Work instructions: Print exactly, please, the lines from the top of the entries below up to and including the line with "var width = 1186, height = 614;", and nothing else; pictures are excluded.
-- START Data shown --
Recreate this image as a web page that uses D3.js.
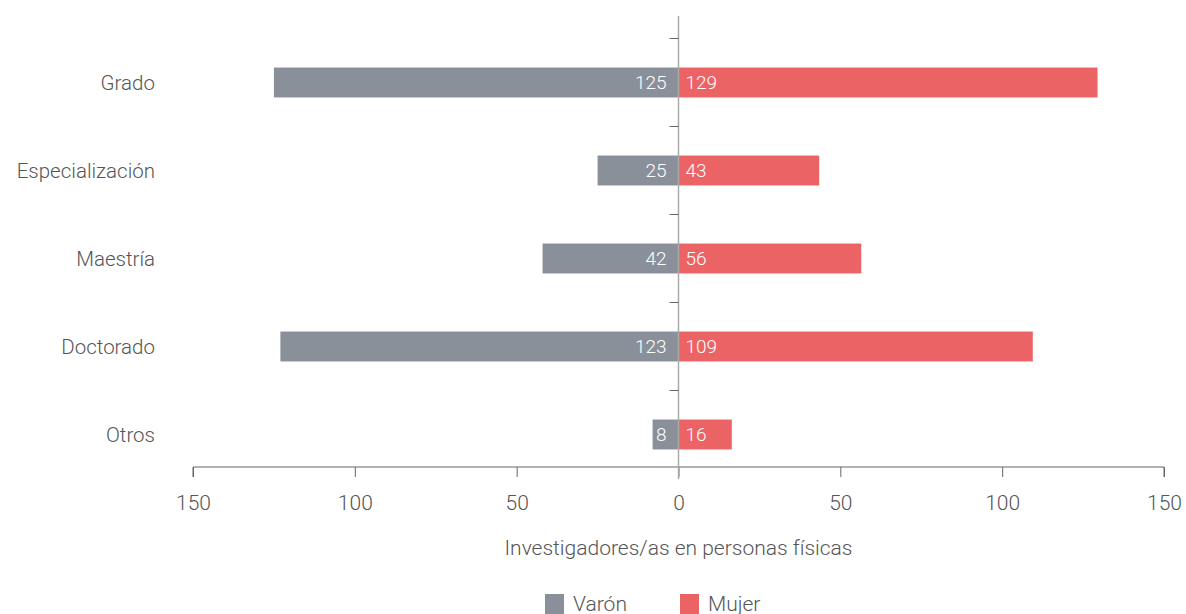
<!doctype html>
<html>
<head>
<meta charset="utf-8">
<title>Investigadores/as por titulación</title>
<script src="https://cdn.jsdelivr.net/npm/d3@7"></script>
<style>
  body { margin: 0; background: #fff; }
  text { font-family: Roboto, "DejaVu Sans", sans-serif; font-weight: 300; }
</style>
</head>
<body>
<div id="chart-area"></div>
<script>
// data
var categories = ["Grado", "Especialización", "Maestría", "Doctorado", "Otros"];
var varon = [125, 25, 42, 123, 8];
var mujer = [129, 43, 56, 109, 16];
var xTicks = [-150, -100, -50, 0, 50, 100, 150];
var seriesNames = ["Varón", "Mujer"];
var seriesColors = ["#89909a", "#eb6365"];

var width = 1186, height = 614;

var svg = d3.select("#chart-area").append("svg")
    .attr("width", width).attr("height", height);

var x = d3.scaleLinear().domain([-150, 150]).range([193, 1164]);
var y = d3.scaleBand().domain(categories).range([38.5, 478.5]).paddingInner(0.66).paddingOuter(0.33);

var rows = categories.map(function(c, i){ return { cat: c, v: varon[i], m: mujer[i] }; });

// bars
var g = svg.append("g");
g.selectAll("rect.varon").data(rows).enter().append("rect")
    .attr("class", "varon")
    .attr("x", function(d){ return x(-d.v); })
    .attr("y", function(d){ return y(d.cat); })
    .attr("width", function(d){ return x(0) - x(-d.v); })
    .attr("height", y.bandwidth())
    .attr("fill", seriesColors[0]);

g.selectAll("rect.mujer").data(rows).enter().append("rect")
    .attr("class", "mujer")
    .attr("x", x(0))
    .attr("y", function(d){ return y(d.cat); })
    .attr("width", function(d){ return x(d.m) - x(0) + 1.5; })
    .attr("height", y.bandwidth())
    .attr("fill", seriesColors[1]);

// value labels
g.selectAll("text.vl").data(rows).enter().append("text")
    .attr("x", x(0) - 12)
    .attr("y", function(d){ return y(d.cat) + y.bandwidth() / 2; })
    .attr("dy", "0.35em")
    .attr("text-anchor", "end")
    .attr("fill", "#fff")
    .style("font-size", "19px")
    .text(function(d){ return d.v; });

g.selectAll("text.ml").data(rows).enter().append("text")
    .attr("x", x(0) + 7)
    .attr("y", function(d){ return y(d.cat) + y.bandwidth() / 2; })
    .attr("dy", "0.35em")
    .attr("fill", "#fff")
    .style("font-size", "19px")
    .text(function(d){ return d.m; });

// x axis
var xAxis = svg.append("g").attr("transform", "translate(0,467)")
    .call(d3.axisBottom(x).tickValues(xTicks).tickSize(10).tickPadding(18)
        .tickFormat(function(d){ return Math.abs(d); }));
xAxis.select(".domain").attr("stroke", "#666").attr("d", "M193,10V0H1164V10");
xAxis.selectAll(".tick line").attr("stroke", "#666");
xAxis.selectAll(".tick text").attr("fill", "#555").style("font-size", "21px");

// y axis (centre line)
svg.append("line")
    .attr("x1", x(0)).attr("x2", x(0)).attr("y1", 16).attr("y2", 479)
    .attr("stroke", "#aaa").attr("stroke-width", 1.5);
var bounds = d3.range(categories.length).map(function(i){ return y(categories[i]) - y.step() * y.paddingInner() / 2; });
svg.selectAll("line.yt").data(bounds).enter().append("line")
    .attr("x1", x(0) - 9).attr("x2", x(0))
    .attr("y1", function(d){ return d; }).attr("y2", function(d){ return d; })
    .attr("stroke", "#666");

// category labels
svg.selectAll("text.cat").data(categories).enter().append("text")
    .attr("x", 155)
    .attr("y", function(d){ return y(d) + y.bandwidth() / 2; })
    .attr("dy", "0.35em")
    .attr("text-anchor", "end")
    .attr("fill", "#555")
    .style("font-size", "20.5px")
    .text(function(d){ return d; });

// axis title
svg.append("text").attr("x", x(0)).attr("y", 548)
    .attr("dy", "0.35em")
    .attr("text-anchor", "middle").attr("fill", "#555").style("font-size", "21px")
    .text("Investigadores/as en personas físicas");

// legend
var legX = [545, 680];
seriesNames.forEach(function(name, i){
    var lg = svg.append("g").attr("transform", "translate(" + legX[i] + ",594)");
    lg.append("rect").attr("width", 19).attr("height", 20).attr("fill", seriesColors[i]);
    lg.append("text").attr("x", 28).attr("y", 10).attr("dy", "0.35em")
        .attr("fill", "#555").style("font-size", "21px").text(name);
});
</script>
</body>
</html>
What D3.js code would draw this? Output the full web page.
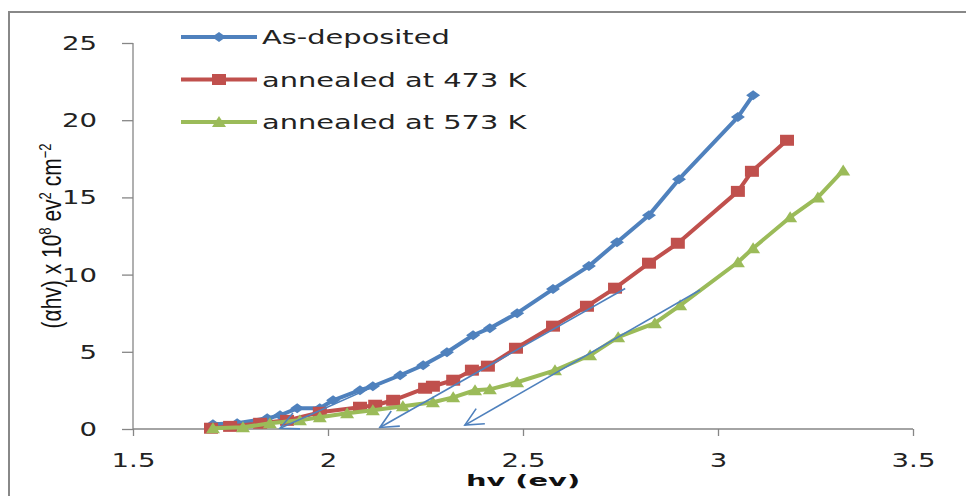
<!DOCTYPE html>
<html>
<head>
<meta charset="utf-8">
<script src="https://cdn.jsdelivr.net/npm/d3@7"></script>
<style>
  body { margin: 0; background: #fff; }
  svg { display: block; }
  .tick-label { font-family: "DejaVu Sans", Verdana, sans-serif; font-size: 19px; fill: #222; }
  .legend-label { font-family: "DejaVu Sans", Verdana, sans-serif; font-size: 19px; fill: #222; }
</style>
</head>
<body>
<div id="chart"></div>
<script>
// values: photon energy (eV) and (αhv) x 10^8
const seriesNames = ["As-deposited", "annealed at 473 K", "annealed at 573 K"];

const asDepositedX = [1.705, 1.767, 1.844, 1.877, 1.921, 1.979, 2.013, 2.082, 2.115, 2.185, 2.244, 2.305, 2.372, 2.415, 2.485, 2.577, 2.669, 2.741, 2.823, 2.900, 3.051, 3.090];
const asDepositedY = [0.30, 0.37, 0.69, 0.89, 1.34, 1.34, 1.86, 2.51, 2.77, 3.48, 4.13, 4.97, 6.07, 6.53, 7.50, 9.06, 10.55, 12.10, 13.85, 16.18, 20.20, 21.62];

const annealed473X = [1.700, 1.749, 1.826, 1.895, 1.979, 2.082, 2.121, 2.167, 2.249, 2.269, 2.321, 2.369, 2.410, 2.482, 2.577, 2.664, 2.736, 2.823, 2.897, 3.051, 3.087, 3.177];
const annealed473Y = [0.05, 0.17, 0.37, 0.56, 1.08, 1.41, 1.54, 1.86, 2.64, 2.77, 3.16, 3.81, 4.07, 5.23, 6.66, 7.95, 9.12, 10.74, 12.03, 15.39, 16.69, 18.70];

const annealed573X = [1.705, 1.782, 1.851, 1.928, 1.979, 2.049, 2.115, 2.192, 2.269, 2.321, 2.377, 2.415, 2.485, 2.582, 2.672, 2.744, 2.838, 2.903, 3.051, 3.090, 3.185, 3.256, 3.321];
const annealed573Y = [0.05, 0.11, 0.37, 0.56, 0.76, 1.02, 1.21, 1.47, 1.73, 2.05, 2.51, 2.57, 3.03, 3.80, 4.78, 5.95, 6.85, 8.01, 10.80, 11.71, 13.72, 15.00, 16.75];

// tangent extrapolation arrows: [tailX, tailY, headX, headY]
const tangentArrows = [
    [2.255, 4.30, 1.877, 0.05],
    [2.762, 9.10, 2.133, 0.10],
    [2.954, 9.00, 2.351, 0.25]
];

const xTicks = [1.5, 2, 2.5, 3, 3.5];
const yTicks = [0, 5, 10, 15, 20, 25];

const colors = ["#4F81BD", "#C0504D", "#9BBB59"];
const markers = ["diamond", "square", "triangle"];

const series = [
    { name: seriesNames[0], xs: asDepositedX, ys: asDepositedY },
    { name: seriesNames[1], xs: annealed473X, ys: annealed473Y },
    { name: seriesNames[2], xs: annealed573X, ys: annealed573Y }
].map((s, i) => ({
    ...s,
    color: colors[i],
    marker: markers[i],
    points: s.xs.map((v, j) => ({ x: v, y: s.ys[j] }))
}));

const width = 966;
const height = 496;
const stretch = 1.45; // the reference text is drawn wide

const x = d3.scaleLinear().domain([1.5, 3.5]).range([133, 913]);
const y = d3.scaleLinear().domain([0, 25]).range([429, 43]);

const markerPath = type => {
    if (type === "diamond") return "M0,-5L7,0L0,5L-7,0Z";
    if (type === "square") return "M-7,-5.5H7V5.5H-7Z";
    return "M0,-6L7,5H-7Z";
};

const svg = d3.select("#chart")
    .append("svg")
    .attr("width", width)
    .attr("height", height);

// outer chart frame (only top and left edges are inside the picture)
svg.append("rect")
    .attr("x", 9)
    .attr("y", 12)
    .attr("width", 1000)
    .attr("height", 600)
    .attr("fill", "none")
    .attr("stroke", "#888")
    .attr("stroke-width", 2);

const yAxis = svg.append("g")
    .attr("transform", `translate(${x(1.5)},0)`)
    .call(d3.axisLeft(y).tickValues(yTicks).tickSize(11).tickFormat(d3.format("d")));

yAxis.selectAll("text")
    .attr("class", "tick-label")
    .attr("x", 0)
    .attr("dy", null)
    .attr("dominant-baseline", "central")
    .attr("transform", `translate(-36,0) scale(${stretch},1)`);

const xAxis = svg.append("g")
    .attr("transform", `translate(0,${y(0)})`)
    .call(d3.axisBottom(x).tickValues(xTicks).tickSize(7).tickFormat(d => String(d)));

xAxis.selectAll("text")
    .attr("class", "tick-label")
    .attr("y", 0)
    .attr("dy", null)
    .attr("transform", `translate(0,38) scale(${stretch},1)`);

svg.selectAll(".domain, .tick line").attr("stroke", "#868686").attr("stroke-width", 1.3);
svg.selectAll(".tick text").attr("fill", "#222").attr("font-family", null).attr("font-size", null);
xAxis.select(".domain").attr("d", `M${x(1.5)},0H${x(3.5)}`);
yAxis.select(".domain").attr("d", `M0,${y(25)}V${y(0)}`);

// axis titles
svg.append("text")
    .attr("transform", `translate(${(x(1.5) + x(3.5)) / 2},486) scale(1.75,1)`)
    .attr("text-anchor", "middle")
    .attr("font-family", "DejaVu Sans, Verdana, sans-serif")
    .attr("font-weight", "bold")
    .attr("font-size", 16.5)
    .attr("fill", "#111")
    .text("hv (ev)");

const yTitle = svg.append("text")
    .attr("transform", `translate(61,236) rotate(-90) scale(1,1.3)`)
    .attr("text-anchor", "middle")
    .attr("font-family", "Liberation Sans, Arial, sans-serif")
    .attr("font-size", 21)
    .attr("fill", "#111");
yTitle.append("tspan").text("(αhv) x 10");
yTitle.append("tspan").attr("font-size", 13).attr("dy", -8).text("8");
yTitle.append("tspan").attr("dy", 8).text(" ev");
yTitle.append("tspan").attr("font-size", 13).attr("dy", -8).text("2");
yTitle.append("tspan").attr("dy", 8).text(" cm");
yTitle.append("tspan").attr("font-size", 13).attr("dy", -8).text("−2");

// data lines and markers
const line = d3.line().x(d => x(d.x)).y(d => y(d.y));

const groups = svg.append("g")
    .selectAll("g")
    .data(series)
    .join("g");

groups.append("path")
    .attr("d", d => line(d.points))
    .attr("fill", "none")
    .attr("stroke", d => d.color)
    .attr("stroke-width", 4)
    .attr("stroke-linejoin", "round");

groups.selectAll(".marker")
    .data(d => d.points.map(p => ({ ...p, color: d.color, marker: d.marker })))
    .join("path")
    .attr("class", "marker")
    .attr("d", d => markerPath(d.marker))
    .attr("transform", d => `translate(${x(d.x)},${y(d.y)})`)
    .attr("fill", d => d.color);

// tangent arrows with open heads
const arrowGroup = svg.append("g")
    .attr("stroke", "#4F81BD")
    .attr("stroke-width", 1.6)
    .attr("fill", "none");

tangentArrows.forEach(([tx, ty, hx, hy]) => {
    const x1 = x(tx), y1 = y(ty), x2 = x(hx), y2 = y(hy);
    arrowGroup.append("line")
        .attr("x1", x1).attr("y1", y1)
        .attr("x2", x2).attr("y2", y2);
    const angle = Math.atan2(y1 - y2, x1 - x2);
    const len = 20;
    const spread = 0.45;
    const wing = a => `${x2 + len * Math.cos(a)},${y2 + len * Math.sin(a)}`;
    arrowGroup.append("path")
        .attr("d", `M${wing(angle - spread)}L${x2},${y2}L${wing(angle + spread)}`);
});

// legend
const legend = svg.append("g")
    .selectAll("g")
    .data(series)
    .join("g")
    .attr("transform", (_, i) => `translate(181,${37 + i * 42.5})`);

legend.append("line")
    .attr("x1", 0).attr("x2", 76)
    .attr("stroke", d => d.color)
    .attr("stroke-width", 4);

legend.append("path")
    .attr("d", d => markerPath(d.marker))
    .attr("transform", "translate(38,0)")
    .attr("fill", d => d.color);

legend.append("text")
    .attr("class", "legend-label")
    .attr("transform", "translate(81,7) scale(1.52,1)")
    .text(d => d.name);
</script>
</body>
</html>
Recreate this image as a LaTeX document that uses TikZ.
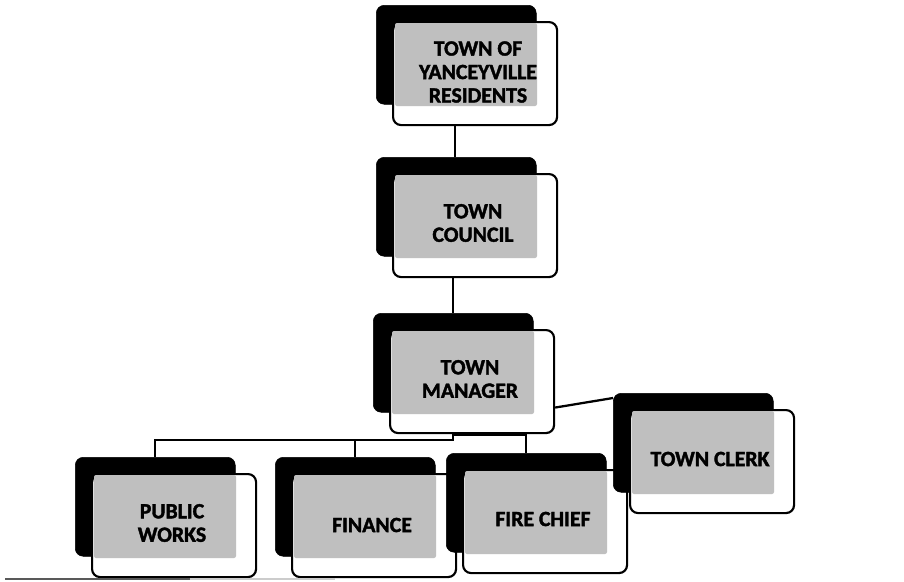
-- END Data shown --
Correct output:
Recreate this image as a web page that uses D3.js.
<!doctype html>
<html>
<head>
<meta charset="utf-8">
<title>Investigadores/as por titulación</title>
<script src="https://cdn.jsdelivr.net/npm/d3@7"></script>
<style>
  body { margin: 0; background: #fff; }
  text { font-family: Roboto, "DejaVu Sans", sans-serif; font-weight: 300; }
</style>
</head>
<body>
<div id="chart-area"></div>
<script>
// data
var categories = ["Grado", "Especialización", "Maestría", "Doctorado", "Otros"];
var varon = [125, 25, 42, 123, 8];
var mujer = [129, 43, 56, 109, 16];
var xTicks = [-150, -100, -50, 0, 50, 100, 150];
var seriesNames = ["Varón", "Mujer"];
var seriesColors = ["#89909a", "#eb6365"];

var width = 1186, height = 614;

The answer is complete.